▶ WHAT IS REQUIRED
Determine which lines contain the word "that", then copy those lines.

%%

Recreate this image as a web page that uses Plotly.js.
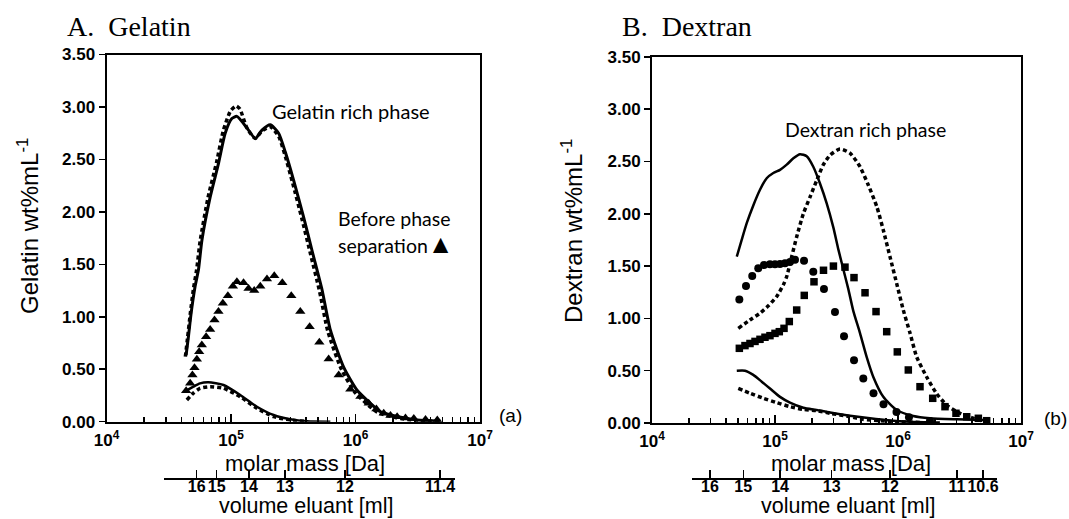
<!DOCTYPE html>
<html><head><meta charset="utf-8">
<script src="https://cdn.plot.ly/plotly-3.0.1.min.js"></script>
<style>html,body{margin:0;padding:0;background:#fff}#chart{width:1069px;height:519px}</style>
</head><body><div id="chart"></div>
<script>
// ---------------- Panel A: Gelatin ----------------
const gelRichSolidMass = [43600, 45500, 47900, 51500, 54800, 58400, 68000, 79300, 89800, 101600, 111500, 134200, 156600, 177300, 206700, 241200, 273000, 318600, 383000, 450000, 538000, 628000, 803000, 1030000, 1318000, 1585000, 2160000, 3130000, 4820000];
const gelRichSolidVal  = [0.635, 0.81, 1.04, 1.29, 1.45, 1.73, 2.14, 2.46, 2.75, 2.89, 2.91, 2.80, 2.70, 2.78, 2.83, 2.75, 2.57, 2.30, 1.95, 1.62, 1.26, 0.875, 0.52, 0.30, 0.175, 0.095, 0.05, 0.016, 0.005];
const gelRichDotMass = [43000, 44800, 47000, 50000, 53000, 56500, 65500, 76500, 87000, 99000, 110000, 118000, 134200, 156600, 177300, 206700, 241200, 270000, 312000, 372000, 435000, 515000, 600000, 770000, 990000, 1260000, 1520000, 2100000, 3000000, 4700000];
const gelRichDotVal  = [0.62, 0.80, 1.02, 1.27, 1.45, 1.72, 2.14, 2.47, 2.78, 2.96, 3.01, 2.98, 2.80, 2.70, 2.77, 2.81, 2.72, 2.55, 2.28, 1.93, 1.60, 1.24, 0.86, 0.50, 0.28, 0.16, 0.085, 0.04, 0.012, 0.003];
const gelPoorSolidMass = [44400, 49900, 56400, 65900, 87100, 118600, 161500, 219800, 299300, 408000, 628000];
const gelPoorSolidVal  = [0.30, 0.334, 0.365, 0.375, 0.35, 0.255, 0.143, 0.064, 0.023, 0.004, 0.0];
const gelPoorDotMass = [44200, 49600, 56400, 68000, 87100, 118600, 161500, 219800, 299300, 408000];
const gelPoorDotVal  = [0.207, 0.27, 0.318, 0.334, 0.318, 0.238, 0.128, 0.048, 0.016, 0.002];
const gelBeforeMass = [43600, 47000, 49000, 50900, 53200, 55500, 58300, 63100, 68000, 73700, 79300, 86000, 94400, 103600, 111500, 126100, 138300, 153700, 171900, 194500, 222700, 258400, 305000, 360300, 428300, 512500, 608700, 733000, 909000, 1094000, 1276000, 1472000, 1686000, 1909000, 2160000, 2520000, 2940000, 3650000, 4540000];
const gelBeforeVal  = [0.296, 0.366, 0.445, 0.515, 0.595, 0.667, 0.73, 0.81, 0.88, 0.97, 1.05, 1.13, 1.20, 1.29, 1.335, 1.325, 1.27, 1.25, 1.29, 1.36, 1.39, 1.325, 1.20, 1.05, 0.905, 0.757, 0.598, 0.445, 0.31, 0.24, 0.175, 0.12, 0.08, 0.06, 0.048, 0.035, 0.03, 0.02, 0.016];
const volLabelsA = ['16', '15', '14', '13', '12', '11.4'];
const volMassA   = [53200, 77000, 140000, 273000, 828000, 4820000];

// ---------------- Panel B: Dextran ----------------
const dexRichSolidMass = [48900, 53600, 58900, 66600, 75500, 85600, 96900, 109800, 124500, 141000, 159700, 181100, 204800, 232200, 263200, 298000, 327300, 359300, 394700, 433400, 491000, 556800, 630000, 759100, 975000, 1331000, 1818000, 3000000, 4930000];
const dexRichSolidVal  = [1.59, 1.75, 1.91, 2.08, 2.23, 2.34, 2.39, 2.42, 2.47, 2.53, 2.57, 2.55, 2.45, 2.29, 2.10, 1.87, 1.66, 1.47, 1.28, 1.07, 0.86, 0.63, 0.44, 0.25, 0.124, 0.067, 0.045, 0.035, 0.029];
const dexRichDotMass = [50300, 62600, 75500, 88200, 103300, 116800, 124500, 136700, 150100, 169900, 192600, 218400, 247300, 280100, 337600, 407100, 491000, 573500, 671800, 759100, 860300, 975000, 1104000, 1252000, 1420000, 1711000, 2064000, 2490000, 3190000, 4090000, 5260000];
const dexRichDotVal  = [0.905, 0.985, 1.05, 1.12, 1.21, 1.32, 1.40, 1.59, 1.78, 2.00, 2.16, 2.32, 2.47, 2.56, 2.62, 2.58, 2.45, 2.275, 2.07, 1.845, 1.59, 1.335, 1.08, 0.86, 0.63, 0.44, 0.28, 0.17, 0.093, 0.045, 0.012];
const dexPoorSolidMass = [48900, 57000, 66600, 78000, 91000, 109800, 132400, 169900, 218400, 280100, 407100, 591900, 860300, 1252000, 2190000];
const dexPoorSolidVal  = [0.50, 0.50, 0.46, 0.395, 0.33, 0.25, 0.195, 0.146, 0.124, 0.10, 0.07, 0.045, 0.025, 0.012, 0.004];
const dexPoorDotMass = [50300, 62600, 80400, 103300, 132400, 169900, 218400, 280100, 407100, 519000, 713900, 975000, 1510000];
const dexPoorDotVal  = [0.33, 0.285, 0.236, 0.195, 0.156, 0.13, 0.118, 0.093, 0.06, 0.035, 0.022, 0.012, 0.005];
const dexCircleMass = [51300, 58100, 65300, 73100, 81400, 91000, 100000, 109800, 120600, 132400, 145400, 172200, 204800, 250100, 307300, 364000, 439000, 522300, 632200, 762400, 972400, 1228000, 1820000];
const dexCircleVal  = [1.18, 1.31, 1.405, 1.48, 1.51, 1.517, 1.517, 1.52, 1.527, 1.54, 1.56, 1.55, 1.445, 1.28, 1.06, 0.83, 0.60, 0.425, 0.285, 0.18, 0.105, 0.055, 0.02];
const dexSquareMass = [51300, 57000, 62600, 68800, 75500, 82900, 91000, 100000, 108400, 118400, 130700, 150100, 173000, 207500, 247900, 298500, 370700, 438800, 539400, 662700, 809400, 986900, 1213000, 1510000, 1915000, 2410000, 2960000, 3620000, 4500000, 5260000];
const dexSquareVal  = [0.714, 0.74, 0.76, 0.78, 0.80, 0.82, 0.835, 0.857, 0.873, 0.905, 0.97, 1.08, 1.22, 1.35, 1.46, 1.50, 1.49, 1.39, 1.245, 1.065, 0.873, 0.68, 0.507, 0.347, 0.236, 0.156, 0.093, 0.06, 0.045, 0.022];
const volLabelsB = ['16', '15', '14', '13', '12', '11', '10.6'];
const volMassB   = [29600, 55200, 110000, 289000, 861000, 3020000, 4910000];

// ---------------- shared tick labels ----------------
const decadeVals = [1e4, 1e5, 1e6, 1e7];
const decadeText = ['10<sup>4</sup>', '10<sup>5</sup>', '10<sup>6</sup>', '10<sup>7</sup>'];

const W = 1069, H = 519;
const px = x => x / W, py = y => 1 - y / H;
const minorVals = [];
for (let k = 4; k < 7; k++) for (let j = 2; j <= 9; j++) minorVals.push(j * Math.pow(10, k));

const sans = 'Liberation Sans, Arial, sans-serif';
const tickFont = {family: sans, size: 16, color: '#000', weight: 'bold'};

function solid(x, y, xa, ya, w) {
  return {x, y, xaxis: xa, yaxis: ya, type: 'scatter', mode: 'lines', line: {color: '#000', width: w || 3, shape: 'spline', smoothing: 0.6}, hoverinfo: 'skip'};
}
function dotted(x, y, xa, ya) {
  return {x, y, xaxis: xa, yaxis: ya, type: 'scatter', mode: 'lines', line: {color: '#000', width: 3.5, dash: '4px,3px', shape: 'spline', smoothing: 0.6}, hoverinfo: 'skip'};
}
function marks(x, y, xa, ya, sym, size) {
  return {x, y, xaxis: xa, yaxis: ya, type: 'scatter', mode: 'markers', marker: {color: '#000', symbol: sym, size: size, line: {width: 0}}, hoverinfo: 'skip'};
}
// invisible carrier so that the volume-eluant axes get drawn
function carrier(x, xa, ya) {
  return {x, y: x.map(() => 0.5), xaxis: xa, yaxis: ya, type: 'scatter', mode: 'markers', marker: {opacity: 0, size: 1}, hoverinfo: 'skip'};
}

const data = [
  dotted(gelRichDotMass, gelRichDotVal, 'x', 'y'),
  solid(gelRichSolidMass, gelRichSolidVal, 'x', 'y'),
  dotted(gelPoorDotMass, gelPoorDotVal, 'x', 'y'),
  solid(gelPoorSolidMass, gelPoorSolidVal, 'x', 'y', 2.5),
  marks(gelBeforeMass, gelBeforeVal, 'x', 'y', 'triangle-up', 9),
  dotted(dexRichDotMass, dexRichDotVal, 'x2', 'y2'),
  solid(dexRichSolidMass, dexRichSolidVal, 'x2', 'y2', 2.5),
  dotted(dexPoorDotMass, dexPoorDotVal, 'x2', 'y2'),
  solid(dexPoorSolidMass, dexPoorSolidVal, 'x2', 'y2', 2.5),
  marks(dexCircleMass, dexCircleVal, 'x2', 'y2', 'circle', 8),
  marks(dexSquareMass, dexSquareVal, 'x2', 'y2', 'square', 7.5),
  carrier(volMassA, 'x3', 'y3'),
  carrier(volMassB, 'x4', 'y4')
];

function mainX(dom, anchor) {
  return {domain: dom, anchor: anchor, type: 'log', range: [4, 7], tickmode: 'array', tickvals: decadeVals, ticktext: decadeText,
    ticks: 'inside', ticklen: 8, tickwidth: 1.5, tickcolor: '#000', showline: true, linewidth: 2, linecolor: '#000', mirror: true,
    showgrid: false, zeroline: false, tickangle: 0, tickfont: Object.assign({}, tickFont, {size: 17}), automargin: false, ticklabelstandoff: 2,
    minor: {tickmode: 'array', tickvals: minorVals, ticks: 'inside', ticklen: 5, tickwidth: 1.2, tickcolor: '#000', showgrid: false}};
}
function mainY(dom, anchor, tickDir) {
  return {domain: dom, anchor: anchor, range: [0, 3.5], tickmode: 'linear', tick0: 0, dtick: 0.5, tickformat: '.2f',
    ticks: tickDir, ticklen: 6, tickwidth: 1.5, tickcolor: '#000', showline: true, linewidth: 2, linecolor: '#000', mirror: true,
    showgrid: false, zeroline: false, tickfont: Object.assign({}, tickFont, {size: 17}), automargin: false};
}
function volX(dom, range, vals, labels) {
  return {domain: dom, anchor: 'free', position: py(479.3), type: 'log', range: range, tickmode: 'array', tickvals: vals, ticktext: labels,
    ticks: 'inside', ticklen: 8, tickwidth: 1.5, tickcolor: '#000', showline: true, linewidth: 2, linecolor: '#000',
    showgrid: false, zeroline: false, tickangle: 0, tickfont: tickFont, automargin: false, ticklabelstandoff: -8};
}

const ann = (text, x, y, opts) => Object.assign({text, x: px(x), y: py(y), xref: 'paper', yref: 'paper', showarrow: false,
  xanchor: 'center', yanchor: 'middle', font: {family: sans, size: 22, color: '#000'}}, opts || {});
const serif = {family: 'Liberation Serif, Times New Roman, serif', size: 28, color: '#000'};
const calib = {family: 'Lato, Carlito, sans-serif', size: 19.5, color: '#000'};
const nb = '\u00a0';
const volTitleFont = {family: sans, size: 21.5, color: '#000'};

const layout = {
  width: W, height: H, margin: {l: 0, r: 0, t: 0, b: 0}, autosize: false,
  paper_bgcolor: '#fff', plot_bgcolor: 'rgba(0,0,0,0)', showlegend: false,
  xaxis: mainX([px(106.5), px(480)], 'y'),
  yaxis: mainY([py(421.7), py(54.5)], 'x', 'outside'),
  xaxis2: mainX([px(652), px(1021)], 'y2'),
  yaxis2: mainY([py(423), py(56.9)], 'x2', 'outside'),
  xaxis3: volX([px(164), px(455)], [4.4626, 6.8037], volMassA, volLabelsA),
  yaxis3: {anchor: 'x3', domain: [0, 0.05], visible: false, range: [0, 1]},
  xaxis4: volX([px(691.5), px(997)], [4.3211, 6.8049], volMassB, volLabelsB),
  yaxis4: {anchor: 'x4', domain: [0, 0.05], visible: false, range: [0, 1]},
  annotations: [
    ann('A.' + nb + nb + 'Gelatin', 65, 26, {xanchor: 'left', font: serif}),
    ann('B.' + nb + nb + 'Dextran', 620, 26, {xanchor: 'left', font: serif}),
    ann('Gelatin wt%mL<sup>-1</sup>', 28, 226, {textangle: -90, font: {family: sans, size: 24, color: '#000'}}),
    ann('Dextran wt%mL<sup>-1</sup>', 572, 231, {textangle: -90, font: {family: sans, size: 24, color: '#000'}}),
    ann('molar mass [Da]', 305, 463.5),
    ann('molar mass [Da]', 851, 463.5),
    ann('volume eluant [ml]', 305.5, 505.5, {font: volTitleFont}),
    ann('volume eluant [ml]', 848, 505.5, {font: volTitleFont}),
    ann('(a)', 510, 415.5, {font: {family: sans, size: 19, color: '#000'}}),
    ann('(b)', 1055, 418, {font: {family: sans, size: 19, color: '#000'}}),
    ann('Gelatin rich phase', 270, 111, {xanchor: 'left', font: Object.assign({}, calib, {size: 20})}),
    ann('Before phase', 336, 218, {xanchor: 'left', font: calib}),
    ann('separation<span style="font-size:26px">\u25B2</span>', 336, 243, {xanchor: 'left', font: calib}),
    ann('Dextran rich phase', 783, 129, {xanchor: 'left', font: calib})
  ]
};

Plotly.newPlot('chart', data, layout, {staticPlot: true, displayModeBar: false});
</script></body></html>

%%

▶ EXERCISE ANSWER
Recreate this image as a web page that uses Plotly.js.
// invisible carrier so that the volume-eluant axes get drawn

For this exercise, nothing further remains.